I should be glad to give my hon. friend the information, but as the Prime Minister has just come into the Chamber, he is the proper channel of information of that kind. I may explain to the Prime Minister that, in connection with the penitentiaries, the hon. gentleman (Mr. Maclean) wishes some information about a court for the empire.
The Solicitor General (Hon. Mr. Fitzpatrick) was on his feet, and in connection with an item relating to his department, I asked him whether he was in a position to tell the committee what truth there was in the report of an extension of the Judicial Committee of the Privy Council-
The only truth in the statement is, that the government of this country, as well as those of the other self-governing colonies, have been invited to a conference in England to consider that matter, and we shall send a delegate some time in May or June.
I am not sure that he is satisfied, but he is obliged to accept. He proceeded by petition of right, claiming $4,000. After his petition had proceeded a certain way in the courts, it was decided to refer the case to a referee, the understanding being that all parties should abide by his award. Mr. Lussier has protested, but the amount, I think, was reasonable. It is true he has suffered some damage, but I do not think he has suffered anything like the amount claimed.

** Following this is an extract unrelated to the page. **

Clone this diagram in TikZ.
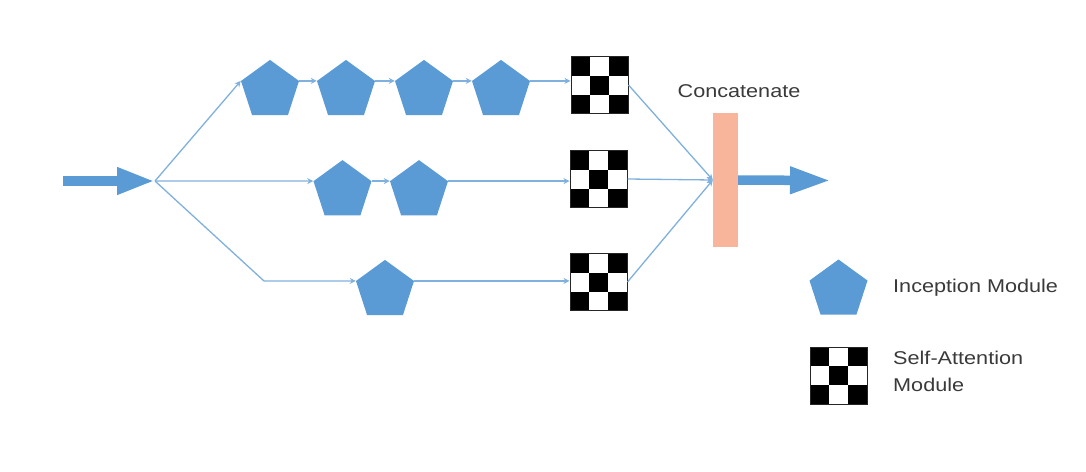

Administration of Justice-Dominion Police- Canal Protection Service-Further amount required, $12,000.
This is required to continue the service of protecting the canals, at its present strength. We have maintained this service for the last two years. I may say that the cost of protection has been heretofore about $4,000 a month, and the rate of pay of constables has varied from $1.50 to $2. It is the same service that was inaugurated two years ago at a time when hon. gentlemen will agree it was prudent to adopt this system.
The Mounted Police Department reports that the rate heretofore allowed of $1 per day for maintenance of prisoners is too small, and they ask for $2 per diem. This necessitates doubling the present vote.
It is a very extravagant estimate. In our jails throughout the province of Ontario prisoners are well maintained on from five to ten cents per day. $2 a day is a most extravagant estimate for the support of a prisoner. They must be provided for very lavishly indeed. I think they must feed them on the same fare that they provide for the high court judges out there.
The hon. gentleman must be mistaken when he says that prisoners are maintained for from five to ten cents per day. That will not supply food that will maintain a man in health in any country in the world.
I think the Minister of Agriculture must not have read the report of the Minister of Justice very lately, or he would have found that such is the case. I am speaking entirely from memory, but I am confident that in my own county it does not cost anything like ten cents a day to maintain a prisoner, and they are well fed, and get fat.